Once a movie staple, the nefarious psychotherapist embodied by Leo G. Carroll in Alfred Hitchcock’s “Spellbound” and Anthony Hopkins as Hannibal Lecter (whose cannibalism was easy to read as a wink at the psychoanalytic theory of “oral incorporation”) has lately become scarce.
Probably this is because these days a baddie like Dr. Caligari, the original “good example of a bad shrink” as Dr. Schneider called him, would be stopped by his own supervising therapist before he could plant murderous thoughts in Conrad Veidt’s mind.
Dianne Wiest plays Gabriel Byrne’s former supervisor in “In Treatment,” and, more than any other relationship in the series, theirs provides the show with the heft of verisimilitude. Like its Israeli model, “Be’ Tipul” — whose creators include Hagai Levi, the son of therapists, and Ori Sivan, who has described himself as a “therapy true believer” — “In Treatment” assiduously sidesteps the “Analyze This!” clichés. That it scrupulously observes therapeutic boundaries most films make a point of flouting (that hug from Judd Hirsch) in some ways renders the series both more mundane and more thrilling to the viewer, more “real.”
“The problem with most movie depictions of therapy is that they are not just cartoons, but melodramas, and melodrama is the enemy” of a process that can be dynamically glacial and untheatrical by its very nature, said Dr. Adrienne Harris, a Manhattan psychotherapist. “In so many feature film depictions, there are boundary violations, melodramatic crises and denouements, and that is not really how therapy works.”
“What seems intriguing about this new show,” Dr. Harris said, “is that it will focus on listening respectfully and managing the complicated feelings that get stirred up. Therapy is much more like a meditative process than it is like a drama.”

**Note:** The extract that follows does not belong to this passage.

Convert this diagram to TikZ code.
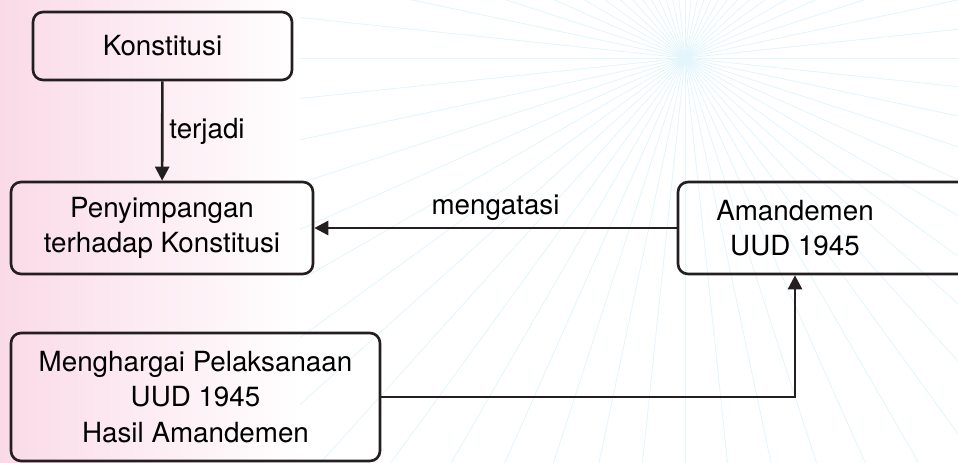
\documentclass[tikz,border=0pt]{standalone}
\usepackage{fontspec}
\setmainfont{TeX Gyre Heros}
\usetikzlibrary{arrows.meta}
\definecolor{raycyan}{RGB}{228,245,252}
\definecolor{pinkbg}{RGB}{250,218,231}
\definecolor{boxline}{RGB}{35,31,32}

\begin{document}
\begin{tikzpicture}[x=0.02cm, y=-0.02cm,
    font=\fontsize{15.8}{20}\selectfont,
    box/.style={draw=boxline, line width=1.5pt, rounded corners=0.2cm, align=center, inner sep=0pt},
    conn/.style={draw=boxline, line width=1.5pt, -{Triangle[width=0.28cm,length=0.28cm]}}]
    \useasboundingbox (0,0) rectangle (958,463);

    % Background: rays and pink fade
    \begin{scope}
        \clip (0,0) rectangle (958,463);
        \shade[inner color=raycyan, outer color=white] (685,58) circle (0.18cm);
        \foreach \a in {0,6,...,354}
            \draw[raycyan, line width=0.5pt] (685,58) -- ++(\a:1200);
        \shade[left color=pinkbg, right color=white] (0,0) rectangle (300,463);
    \end{scope}

    % Boxes
    \node[box, minimum width=5.18cm, minimum height=1.36cm] (konst) at (162.5,46) {Konstitusi};
    \node[box, minimum width=6.04cm, minimum height=1.84cm] (peny) at (162,228) {Penyimpangan\\terhadap Konstitusi};
    \node[box, minimum width=6cm, minimum height=1.84cm] (amand) at (828,228) {};
    \node[align=center] (amandtxt) at (795,228) {Amandemen\\UUD 1945};
    \node[box, minimum width=7.38cm, minimum height=2.56cm] (mengh) at (195.5,397) {Menghargai Pelaksanaan\\UUD 1945\\Hasil Amandemen};

    % Connectors
    \draw[conn] (konst) -- node[midway, right] {terjadi} (peny);
    \draw[conn] (amand.west) -- node[midway, above] {mengatasi} (peny.east);
    \draw[conn] (mengh.east) -| (amand.south -| amandtxt);
\end{tikzpicture}
\end{document}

This is another way of saying that the success of “Be’ Tipul” and — HBO executives anticipate — “In Treatment” depends upon tapping into fascinations and compulsions hard to analyze or even explain.
“You know, the National Institute of Mental Health once decided to film an entire analysis,” Dr. Schneider said, describing how sessions were for several years recorded through a one-way mirror, using cameras with reels that ran a full hour. “It was a stupid project,” he said. “The analyst got disenchanted and wanted to stop, but had to keep going, and when they finished hardly anyone wanted to watch. I hope the HBO thing doesn’t turn out like that.”